Bersani e Bellocchio ospiti a Dimartedì, “derby piacentino” in diretta su La7

È derby piacentino a La7. Più precisamente, da una parte la Valnure, con l’ex ministro Pier Luigi Bersani (oggi presidente Isrec), dall’altra la Valtrebbia, col maestro Marco Bellocchio. Un dibattito in cui è il politico a portare il regista nel proprio campo: ospiti di Giovanni Floris nella trasmissione “Dimartedì” il 6 giugno, i due piacentini hanno discusso di questioni politiche attuali, partendo dalla questione del “pericolo di una svolta autoritaria”, trattato già in precedenza nella trasmissione riguardo all’intenzione del governo Meloni di eliminare il controllo in corso d’opera che la Corte dei conti effettua sul Pnrr.

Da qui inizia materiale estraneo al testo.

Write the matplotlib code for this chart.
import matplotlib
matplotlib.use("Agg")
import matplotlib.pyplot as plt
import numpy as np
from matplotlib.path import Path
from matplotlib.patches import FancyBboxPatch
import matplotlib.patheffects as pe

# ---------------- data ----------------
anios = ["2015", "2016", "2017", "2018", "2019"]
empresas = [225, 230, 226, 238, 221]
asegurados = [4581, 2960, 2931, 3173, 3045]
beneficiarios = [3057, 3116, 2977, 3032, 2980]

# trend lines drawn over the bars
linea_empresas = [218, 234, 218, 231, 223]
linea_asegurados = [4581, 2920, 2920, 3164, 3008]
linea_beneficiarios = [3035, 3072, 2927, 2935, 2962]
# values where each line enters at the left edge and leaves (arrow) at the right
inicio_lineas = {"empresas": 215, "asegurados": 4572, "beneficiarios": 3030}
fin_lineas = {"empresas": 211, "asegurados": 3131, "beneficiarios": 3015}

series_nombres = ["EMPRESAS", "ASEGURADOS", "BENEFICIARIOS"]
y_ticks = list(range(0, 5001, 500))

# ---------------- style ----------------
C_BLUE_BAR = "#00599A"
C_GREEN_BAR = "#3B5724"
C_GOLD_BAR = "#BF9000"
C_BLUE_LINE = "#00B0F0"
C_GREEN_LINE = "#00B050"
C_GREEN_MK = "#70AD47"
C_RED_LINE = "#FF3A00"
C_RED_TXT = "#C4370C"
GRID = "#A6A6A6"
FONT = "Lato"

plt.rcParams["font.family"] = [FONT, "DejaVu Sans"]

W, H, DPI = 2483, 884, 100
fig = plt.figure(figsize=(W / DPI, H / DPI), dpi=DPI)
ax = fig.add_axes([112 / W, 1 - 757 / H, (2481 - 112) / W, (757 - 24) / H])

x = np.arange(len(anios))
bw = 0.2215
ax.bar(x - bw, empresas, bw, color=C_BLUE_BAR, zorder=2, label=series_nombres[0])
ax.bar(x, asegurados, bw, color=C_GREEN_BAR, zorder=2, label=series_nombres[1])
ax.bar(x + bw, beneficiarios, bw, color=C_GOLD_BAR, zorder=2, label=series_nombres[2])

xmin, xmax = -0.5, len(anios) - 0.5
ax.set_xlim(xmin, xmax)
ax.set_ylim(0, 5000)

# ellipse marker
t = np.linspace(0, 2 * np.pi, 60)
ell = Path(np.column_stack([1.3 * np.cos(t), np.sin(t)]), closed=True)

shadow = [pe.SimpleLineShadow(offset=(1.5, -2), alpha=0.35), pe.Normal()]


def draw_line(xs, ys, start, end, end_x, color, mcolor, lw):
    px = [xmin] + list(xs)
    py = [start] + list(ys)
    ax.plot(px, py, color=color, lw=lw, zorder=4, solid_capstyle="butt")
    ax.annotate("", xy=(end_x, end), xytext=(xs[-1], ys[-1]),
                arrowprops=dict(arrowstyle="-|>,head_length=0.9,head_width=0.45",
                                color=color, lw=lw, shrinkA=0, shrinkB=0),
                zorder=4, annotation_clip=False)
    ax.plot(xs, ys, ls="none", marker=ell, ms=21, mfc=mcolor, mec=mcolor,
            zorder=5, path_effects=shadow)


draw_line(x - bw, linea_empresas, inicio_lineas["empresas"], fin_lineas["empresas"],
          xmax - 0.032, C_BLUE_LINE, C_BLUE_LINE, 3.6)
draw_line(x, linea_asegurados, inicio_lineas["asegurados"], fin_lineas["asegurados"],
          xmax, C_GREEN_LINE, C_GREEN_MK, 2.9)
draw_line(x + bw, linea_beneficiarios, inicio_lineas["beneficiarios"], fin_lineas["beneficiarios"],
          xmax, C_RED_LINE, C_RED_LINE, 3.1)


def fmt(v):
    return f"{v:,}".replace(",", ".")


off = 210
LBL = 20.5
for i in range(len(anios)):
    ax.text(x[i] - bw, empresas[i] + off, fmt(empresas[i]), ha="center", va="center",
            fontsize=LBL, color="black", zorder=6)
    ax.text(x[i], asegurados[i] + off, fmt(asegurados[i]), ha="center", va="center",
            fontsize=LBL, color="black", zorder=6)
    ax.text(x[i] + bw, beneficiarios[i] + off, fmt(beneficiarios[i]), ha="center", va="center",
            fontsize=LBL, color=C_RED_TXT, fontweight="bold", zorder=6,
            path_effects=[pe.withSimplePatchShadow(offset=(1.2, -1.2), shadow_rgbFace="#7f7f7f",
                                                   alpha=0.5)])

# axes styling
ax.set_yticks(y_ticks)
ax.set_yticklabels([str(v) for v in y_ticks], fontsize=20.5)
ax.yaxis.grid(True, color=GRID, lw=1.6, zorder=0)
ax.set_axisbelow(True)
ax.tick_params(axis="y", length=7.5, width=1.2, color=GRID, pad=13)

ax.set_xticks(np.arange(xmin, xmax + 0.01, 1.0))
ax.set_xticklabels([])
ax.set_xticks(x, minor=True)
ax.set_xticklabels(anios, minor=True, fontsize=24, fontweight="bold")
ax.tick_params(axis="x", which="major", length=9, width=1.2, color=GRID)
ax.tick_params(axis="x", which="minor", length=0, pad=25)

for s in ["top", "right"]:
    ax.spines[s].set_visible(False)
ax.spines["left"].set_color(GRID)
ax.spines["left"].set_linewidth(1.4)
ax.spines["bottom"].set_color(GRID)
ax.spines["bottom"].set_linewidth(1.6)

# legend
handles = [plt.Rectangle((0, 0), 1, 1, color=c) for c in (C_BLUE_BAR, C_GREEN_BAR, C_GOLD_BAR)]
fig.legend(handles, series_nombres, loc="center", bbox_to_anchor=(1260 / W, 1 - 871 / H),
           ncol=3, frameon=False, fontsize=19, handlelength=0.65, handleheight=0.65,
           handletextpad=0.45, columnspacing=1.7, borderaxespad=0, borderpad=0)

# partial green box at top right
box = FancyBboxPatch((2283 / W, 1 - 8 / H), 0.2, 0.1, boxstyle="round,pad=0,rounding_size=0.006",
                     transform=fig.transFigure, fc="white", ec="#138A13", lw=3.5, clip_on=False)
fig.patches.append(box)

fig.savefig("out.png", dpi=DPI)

Per Bellocchio “non è efficace parlare ancora di concetti passati come il fascismo. Credo che nessuno oggi abbia paura del fascismo – ha detto -, magari ci sono alcuni esponenti nostalgici, ma sono ‘nostalgici democratici'”. Per Bersani, invece, i retaggi del regime fascista sono ancora vivi. “Fratelli d’Italia – ha affermato l’ex ministro – ha origine da Alleanza Nazionale, un progetto di recupero di un’identità di tipo conservativo-regressivo sui diritti civili, revisionista sui fatti storico-culturali, corporativo e gerarchico sulle questioni sociali e in alto c’è, per tenere assieme tutto, un po’ di mistica della nazione e un capo che risponde al popolo. La mia preoccupazione – ha proseguito – non è che questo si chiami fascismo o meno: vedo, come tanti, compreso il Papa nelle sue encicliche, che c’è in questo momento una dissociazione, una disgregazione nella società e, quindi, questa (di Fdi, ndr) può essere paradossalmente una ricetta nuova, moderna”. Bellocchio gli ha fatto eco dicendo di augurarsi che “la sinistra si inventi qualcosa per contrapporsi alla destra attuale”.

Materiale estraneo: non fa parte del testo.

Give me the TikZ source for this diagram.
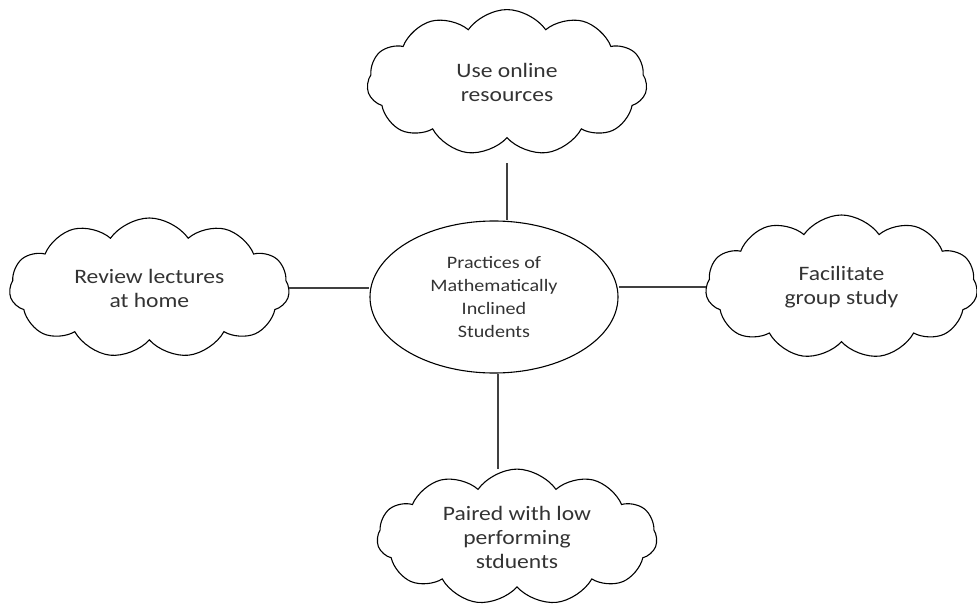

La trasmissione è poi proseguita con altri ospiti e, in seguito, Marco Bellocchio è tornato per parlare del suo ultimo film, “Rapito”. “È la storia di una violenza – ha spiegato il regista – nel 1858 un bambino (Edgardo Mortara, ndr), che viveva in una famiglia ebrea numerosa, a causa del fatto di essere stato battezzato clandestinamente sei anni prima, per il Santo Uffizio era per sempre cristiano e doveva essere educato cristianamente: perciò venne prelevato dalla sua famiglia e portato a Roma alla casa dei catecumeni per essere rieducato. Un atto giustificato secondo i principi cristiani ma di una violenza estrema che ha danneggiato la sua psiche. La sua conversione, che per certi cattolici è un miracolo, in realtà è stata un principio di sopravvivenza per questo bambino, per essere accettato nella società”.

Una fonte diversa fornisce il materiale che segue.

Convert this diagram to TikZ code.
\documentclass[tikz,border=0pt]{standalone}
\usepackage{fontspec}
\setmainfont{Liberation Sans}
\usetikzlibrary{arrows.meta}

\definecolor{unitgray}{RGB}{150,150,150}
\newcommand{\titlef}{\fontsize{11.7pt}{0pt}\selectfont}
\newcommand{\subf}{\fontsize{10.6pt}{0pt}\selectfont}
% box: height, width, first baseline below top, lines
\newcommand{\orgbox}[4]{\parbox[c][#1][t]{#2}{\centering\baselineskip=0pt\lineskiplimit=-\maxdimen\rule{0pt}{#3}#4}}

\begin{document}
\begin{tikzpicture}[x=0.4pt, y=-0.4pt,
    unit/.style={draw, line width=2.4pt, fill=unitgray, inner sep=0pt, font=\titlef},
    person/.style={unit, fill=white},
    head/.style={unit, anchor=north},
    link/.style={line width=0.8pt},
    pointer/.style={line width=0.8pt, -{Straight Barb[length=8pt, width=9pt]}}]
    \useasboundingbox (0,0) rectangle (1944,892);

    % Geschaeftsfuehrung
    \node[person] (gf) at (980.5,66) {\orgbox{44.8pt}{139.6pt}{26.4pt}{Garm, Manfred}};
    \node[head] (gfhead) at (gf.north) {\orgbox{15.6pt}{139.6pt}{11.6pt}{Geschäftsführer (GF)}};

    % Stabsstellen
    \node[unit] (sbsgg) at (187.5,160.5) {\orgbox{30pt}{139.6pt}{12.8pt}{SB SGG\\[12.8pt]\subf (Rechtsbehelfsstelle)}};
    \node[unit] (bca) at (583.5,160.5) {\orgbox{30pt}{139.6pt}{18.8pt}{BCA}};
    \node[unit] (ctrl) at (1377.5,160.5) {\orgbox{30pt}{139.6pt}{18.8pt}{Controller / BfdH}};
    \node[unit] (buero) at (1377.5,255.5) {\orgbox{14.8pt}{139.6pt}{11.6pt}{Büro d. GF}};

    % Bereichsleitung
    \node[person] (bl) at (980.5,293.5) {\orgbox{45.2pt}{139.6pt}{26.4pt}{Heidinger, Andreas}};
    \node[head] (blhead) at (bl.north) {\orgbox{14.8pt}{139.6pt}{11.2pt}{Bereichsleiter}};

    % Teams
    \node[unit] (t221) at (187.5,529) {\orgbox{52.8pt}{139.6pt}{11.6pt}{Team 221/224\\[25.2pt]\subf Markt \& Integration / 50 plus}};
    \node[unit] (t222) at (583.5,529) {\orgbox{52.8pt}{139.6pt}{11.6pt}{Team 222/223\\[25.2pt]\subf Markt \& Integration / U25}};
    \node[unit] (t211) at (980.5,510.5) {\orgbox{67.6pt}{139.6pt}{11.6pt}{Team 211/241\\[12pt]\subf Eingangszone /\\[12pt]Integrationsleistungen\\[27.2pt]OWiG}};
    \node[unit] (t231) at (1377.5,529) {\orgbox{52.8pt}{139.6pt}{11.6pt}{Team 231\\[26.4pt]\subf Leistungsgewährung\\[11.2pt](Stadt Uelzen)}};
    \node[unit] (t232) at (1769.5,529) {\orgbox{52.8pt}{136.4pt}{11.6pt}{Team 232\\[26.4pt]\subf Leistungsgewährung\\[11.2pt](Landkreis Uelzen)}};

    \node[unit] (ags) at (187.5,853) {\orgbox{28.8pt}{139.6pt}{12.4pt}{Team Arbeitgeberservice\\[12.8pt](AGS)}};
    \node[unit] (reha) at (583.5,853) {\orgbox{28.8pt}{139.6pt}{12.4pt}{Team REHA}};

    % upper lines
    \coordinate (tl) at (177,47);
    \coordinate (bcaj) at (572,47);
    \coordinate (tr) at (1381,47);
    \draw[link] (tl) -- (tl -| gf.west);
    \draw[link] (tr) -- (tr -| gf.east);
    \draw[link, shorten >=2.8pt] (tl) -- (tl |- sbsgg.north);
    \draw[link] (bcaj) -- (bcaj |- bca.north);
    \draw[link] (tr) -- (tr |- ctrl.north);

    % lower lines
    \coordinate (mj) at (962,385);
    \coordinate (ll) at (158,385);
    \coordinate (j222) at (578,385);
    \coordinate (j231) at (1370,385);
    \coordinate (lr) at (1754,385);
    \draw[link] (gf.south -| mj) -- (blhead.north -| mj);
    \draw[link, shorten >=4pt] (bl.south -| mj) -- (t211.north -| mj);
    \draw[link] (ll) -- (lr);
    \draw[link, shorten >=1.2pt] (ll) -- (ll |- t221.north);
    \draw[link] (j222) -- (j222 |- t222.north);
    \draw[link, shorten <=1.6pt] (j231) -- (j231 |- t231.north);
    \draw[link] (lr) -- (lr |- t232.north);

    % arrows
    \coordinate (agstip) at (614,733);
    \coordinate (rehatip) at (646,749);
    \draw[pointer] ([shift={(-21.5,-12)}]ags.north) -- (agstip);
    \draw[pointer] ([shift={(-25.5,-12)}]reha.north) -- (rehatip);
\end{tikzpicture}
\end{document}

“Ho fatto questo film – ha detto Bellocchio – perché mi sono innamorato di questo dramma, che è all’interno di vicende politiche di un’Italia che sta per cambiare, sta per diventare ‘l’Italia’ (tre anni dopo il ‘rapimento’, nel 1861, ci sarebbe stata l’unità d’Italia, ndr). Il Papa (Pio IX, ndr) sta perdendo il suo regno e utilizza il bambino come un baluardo della fede contro un progressismo diffuso, usandolo come atto politico. Il ‘non possumus’ del Papa (frase che Pio IX usò per negare il consenso della Chiesa all’ingresso del governo italiano a Roma, ndr) in quel caso significa ‘non possiamo cedere il bambino perché è cristiano e, quindi, non possiamo abbandonarlo’. Questa forzatura di conversione entra in quel bambino a tal punto che non è più capace di separarsi dal Papa, che considera il suo padre spirituale”. Nel 1975 Edgardo Mortara diventerà sacerdote, prendendo il nome di Pio.